Не знаю, подействовал ли мой уговор (верней — отговор) — или отец сам понял, что нынче спасителен лишь испытанный трамвайный принцип: «Не высовываться!», но в Москве он не появился.
Дошел черед и до него — правда, с некоторым опозданием. В 1938-м или 1939-м его взяли и определили в какой-то сибирский лагерь. Освободили в 1946-м. Он выехал в Ростов к семье, но по дороге заболел и умер на станции — не знаю какой. Там его и похоронили.
Ему было примерно 62–63 года. Умирая, он был на двадцать лет моложе, чем я сейчас, когда пишу о нем.
4
Аркаша Авербух, создатель нашей школьной ячейки МОПРа, после семилетки пошел рабочим на завод.

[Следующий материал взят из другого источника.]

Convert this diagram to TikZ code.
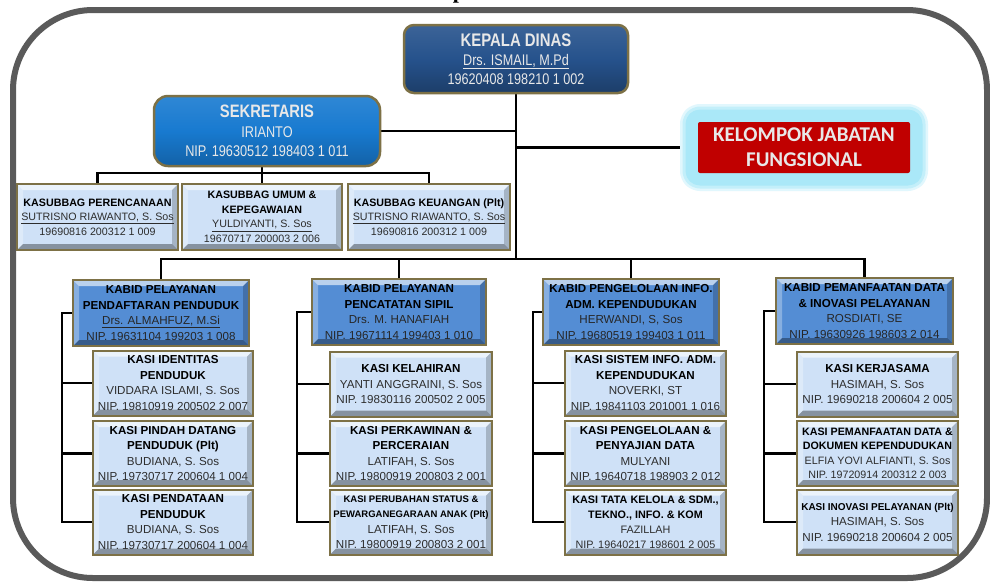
\documentclass[tikz,border=0pt]{standalone}
\usepackage{fontspec}
\setmainfont{Liberation Sans}
\newfontfamily\narrowfont{Liberation Sans}[FakeStretch=0.82]
\newfontfamily\calibfont{Carlito}
\newfontfamily\seriftitle{Liberation Serif}
\usetikzlibrary{backgrounds}
\definecolor{framegray}{RGB}{90,90,90}
\definecolor{boxborder}{RGB}{125,113,70}
\definecolor{kdblue}{RGB}{38,82,140}
\definecolor{sekblue}{RGB}{24,122,208}
\definecolor{kabidblue}{RGB}{84,141,212}
\definecolor{kasiblue}{RGB}{207,225,247}
\definecolor{glowcyan}{RGB}{170,232,248}
\definecolor{kjred}{RGB}{192,0,0}
\definecolor{lighttxt}{RGB}{232,232,232}
\definecolor{darktxt}{RGB}{45,45,45}
\newcommand\tb[1]{\textbf{\color{black}#1}}
\newcommand\kasifont{\fontsize{11.6}{15.5}\selectfont}
\newcommand\smallkasi{\fontsize{10.7}{14.5}\selectfont}
\tikzset{
  conn/.style={line width=2.6pt, black},
  bevel/.style={path picture={
    \path (path picture bounding box.north west) coordinate (bvNW)
          (path picture bounding box.north east) coordinate (bvNE)
          (path picture bounding box.south west) coordinate (bvSW)
          (path picture bounding box.south east) coordinate (bvSE);
    \fill[white,opacity=0.6] (bvNW) -- (bvNE) -- ([xshift=-#1,yshift=-#1]bvNE) -- ([xshift=#1,yshift=-#1]bvNW) -- cycle;
    \fill[white,opacity=0.3] (bvNW) -- ([xshift=#1,yshift=-#1]bvNW) -- ([xshift=#1,yshift=#1]bvSW) -- (bvSW) -- cycle;
    \fill[black,opacity=0.2] (bvNE) -- ([xshift=-#1,yshift=-#1]bvNE) -- ([xshift=-#1,yshift=#1]bvSE) -- (bvSE) -- cycle;
    \fill[black,opacity=0.35] (bvSW) -- (bvSE) -- ([xshift=-#1,yshift=#1]bvSE) -- ([xshift=#1,yshift=#1]bvSW) -- cycle;
  }},
  bevel/.default=6pt,
  kasibox/.style={draw=boxborder, line width=2pt, fill=kasiblue, bevel, minimum width=160pt,
    minimum height=65pt, inner sep=0pt, align=center, font=\kasifont, text=darktxt},
  subbox/.style={kasibox, minimum width=161pt, minimum height=66pt, font=\smallkasi},
  kabidbox/.style={draw=boxborder, line width=2pt, fill=kabidblue, bevel, minimum width=176pt,
    minimum height=66pt, inner sep=0pt, align=center, font=\kasifont, text=black!85},
  kdbox/.style={draw=boxborder, line width=2.5pt, rounded corners=10pt, top color=kdblue!90!white,
    bottom color=kdblue!75!black, middle color=kdblue, minimum width=224pt, minimum height=68pt,
    inner sep=0pt, align=center, font=\narrowfont\fontsize{15.4}{19}\selectfont, text=lighttxt},
  sekbox/.style={draw=boxborder, line width=2.5pt, rounded corners=14pt, top color=sekblue!90!white,
    bottom color=sekblue!80!black, middle color=sekblue, minimum width=226pt, minimum height=70pt,
    inner sep=0pt, align=center, font=\narrowfont\fontsize{15.5}{19.5}\selectfont, text=lighttxt},
  kjbox/.style={fill=kjred, rounded corners=2pt, minimum width=212pt, minimum height=51pt, inner sep=0pt,
    align=center, font=\calibfont\bfseries\fontsize{21}{25}\selectfont, text=lighttxt,
    preaction={draw=glowcyan!35, fill=glowcyan!35, line width=36pt, line join=round},
    preaction={draw=glowcyan!70, fill=glowcyan!70, line width=31pt, line join=round},
    preaction={draw=glowcyan, fill=glowcyan, line width=25pt, line join=round}},
}
\begin{document}
\begin{tikzpicture}[x=1pt,y=-1pt]
\useasboundingbox (0,0) rectangle (990,582);
% title fragment
\node[font=\seriftitle\bfseries\fontsize{22}{22}\selectfont, anchor=base, inner sep=0pt] (ttl) at (459,-1.5) {p};
% top level
\node[kdbox] (kd) at (516,59) {{\fontsize{18.2}{19}\selectfont\bfseries KEPALA DINAS}\\\underline{Drs. ISMAIL, M.Pd}\\19620408 198210 1 002};
\node[sekbox] (sek) at (267,131) {{\fontsize{18}{19.5}\selectfont\bfseries SEKRETARIS}\\IRIANTO\\NIP. 19630512 198403 1 011};
\node[kjbox] (kj) at (804,147.5) {KELOMPOK JABATAN\\FUNGSIONAL};
% subbag
\node[subbox] (sub1) at (97.5,217) {\tb{KASUBBAG PERENCANAAN}\\\underline{SUTRISNO RIAWANTO, S. Sos}\\19690816 200312 1 009};
\node[subbox, minimum width=160pt] (sub2) at (262,217) {\tb{KASUBBAG UMUM \&}\\\tb{KEPEGAWAIAN}\\\underline{YULDIYANTI, S. Sos}\\19670717 200003 2 006};
\node[subbox, minimum width=162pt] (sub3) at (429,217) {\tb{KASUBBAG KEUANGAN (Plt)}\\\underline{SUTRISNO RIAWANTO, S. Sos}\\19690816 200312 1 009};
% kabid
\node[kabidbox] (kb1) at (161,313) {\tb{KABID PELAYANAN}\\\tb{PENDAFTARAN PENDUDUK}\\\underline{Drs. ALMAHFUZ, M.Si}\\NIP. 19631104 199203 1 008};
\node[kabidbox, minimum width=174pt] (kb2) at (399,312) {\tb{KABID PELAYANAN}\\\tb{PENCATATAN SIPIL}\\Drs. M. HANAFIAH\\NIP. 19671114 199403 1 010};
\node[kabidbox] (kb3) at (631,312) {\tb{KABID PENGELOLAAN INFO.}\\\tb{ADM. KEPENDUDUKAN}\\HERWANDI, S, Sos\\NIP. 19680519 199403 1 011};
\node[kabidbox, minimum width=177pt] (kb4) at (864.5,311) {\tb{KABID PEMANFAATAN DATA}\\\tb{\& INOVASI PELAYANAN}\\ROSDIATI, SE\\NIP. 19630926 198603 2 014};
% kasi column 1
\node[kasibox] (k1a) at (173,383) {\tb{KASI IDENTITAS}\\\tb{PENDUDUK}\\VIDDARA ISLAMI, S. Sos\\NIP. 19810919 200502 2 007};
\node[kasibox] (k1b) at (173,453.5) {\tb{KASI PINDAH DATANG}\\\tb{PENDUDUK (Plt)}\\BUDIANA, S. Sos\\NIP. 19730717 200604 1 004};
\node[kasibox] (k1c) at (173,522) {\tb{KASI PENDATAAN}\\\tb{PENDUDUK}\\BUDIANA, S. Sos\\NIP. 19730717 200604 1 004};
% kasi column 2
\node[kasibox, minimum width=162pt] (k2a) at (411,384) {\tb{KASI KELAHIRAN}\\YANTI ANGGRAINI, S. Sos\\NIP. 19830116 200502 2 005};
\node[kasibox, minimum width=162pt] (k2b) at (411,453.5) {\tb{KASI PERKAWINAN \&}\\\tb{PERCERAIAN}\\LATIFAH, S. Sos\\NIP. 19800919 200803 2 001};
\node[kasibox, minimum width=162pt] (k2c) at (411,522) {{\fontsize{9.5}{13}\selectfont\tb{KASI PERUBAHAN STATUS \&}}\\{\fontsize{9.5}{13}\selectfont\tb{PEWARGANEGARAAN ANAK (Plt)}}\\LATIFAH, S. Sos\\NIP. 19800919 200803 2 001};
% kasi column 3
\node[kasibox, minimum width=161pt] (k3a) at (645.5,383) {\tb{KASI SISTEM INFO. ADM.}\\\tb{KEPENDUDUKAN}\\NOVERKI, ST\\NIP. 19841103 201001 1 016};
\node[kasibox, minimum width=161pt] (k3b) at (645.5,453.5) {\tb{KASI PENGELOLAAN \&}\\\tb{PENYAJIAN DATA}\\MULYANI\\NIP. 19640718 198903 2 012};
\node[kasibox, minimum width=161pt, font=\fontsize{10.8}{15}\selectfont] (k3c) at (645.5,522) {\tb{KASI TATA KELOLA \& SDM.,}\\\tb{TEKNO., INFO. \& KOM}\\FAZILLAH\\NIP. 19640217 198601 2 005};
% kasi column 4
\node[kasibox, minimum width=161pt] (k4a) at (877.5,384) {\tb{KASI KERJASAMA}\\HASIMAH, S. Sos\\NIP. 19690218 200604 2 005};
\node[kasibox, minimum width=161pt, font=\smallkasi] (k4b) at (877.5,453.5) {\tb{KASI PEMANFAATAN DATA \&}\\\tb{DOKUMEN KEPENDUDUKAN}\\ELFIA YOVI ALFIANTI, S. Sos\\NIP. 19720914 200312 2 003};
\node[kasibox, minimum width=161pt] (k4c) at (877.5,522) {{\fontsize{10}{14}\selectfont\tb{KASI INOVASI PELAYANAN (Plt)}}\\HASIMAH, S. Sos\\NIP. 19690218 200604 2 005};
% connectors and frame
\begin{pgfonlayer}{background}
\fill[white] (0,0) rectangle (990,582);
\draw[framegray, line width=6pt, rounded corners=80pt] (13,10) rectangle (987,578);
\coordinate (bus) at (0,259);
\coordinate (sbus) at (0,173);
\draw[conn] (kd.south) -- (kd.south |- bus);
\draw[conn] (sek.east) -- (sek.east -| kd.south);
\draw[conn] (kd.south |- kj.west) -- (kj.west);
\draw[conn] (kb1.north) -- (kb1.north |- bus) -- (kb4.north |- bus) -- (kb4.north);
\draw[conn] (kb2.north |- bus) -- (kb2.north);
\draw[conn] (kb3.north |- bus) -- (kb3.north);
\draw[conn] (sub1.north) -- (sub1.north |- sbus) -- (sub3.north |- sbus) -- (sub3.north);
\draw[conn] (sek.south -| sub2.north) -- (sub2.north);
\foreach \c/\x in {1/62,2/297,3/533,4/764} {
  \coordinate (br\c) at (\x,0);
  \draw[conn] (kb\c.west) -- (br\c |- kb\c.west) -- (br\c |- k\c c.west) -- (k\c c.west);
  \draw[conn] (br\c |- k\c a.west) -- (k\c a.west);
  \draw[conn] (br\c |- k\c b.west) -- (k\c b.west);
}
\end{pgfonlayer}
\end{tikzpicture}
\end{document}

Там тоже боролись за мировую революцию, но главным все же было выполнение производственного плана.
Аркаша скучал по прежнему размаху революционной борьбы и каждый раз, когда мы заседали по международным делам, аккуратно являлся в свою бывшую школу. Руководство ячейкой он передал мне, но идейными указаниями не оставлял. Я был ему благодарен: опытному борцу за мировое переустройство уже исполнилось семнадцать — мне было только пятнадцать, и я еще плавал в трудной проблеме всемирной революционной подготовки.
Зато я был изобретательней! Мне скоро надоели пламенные речи. Душа моя жаждала дела, а не слов. Я мучительно размышлял: что бы такое предпринять, чтобы сдвинуть застопорившее преобразование зарубежных стран. Обнадеживающая мысль пришла накануне очередного заседания бюро мопровской ячейки.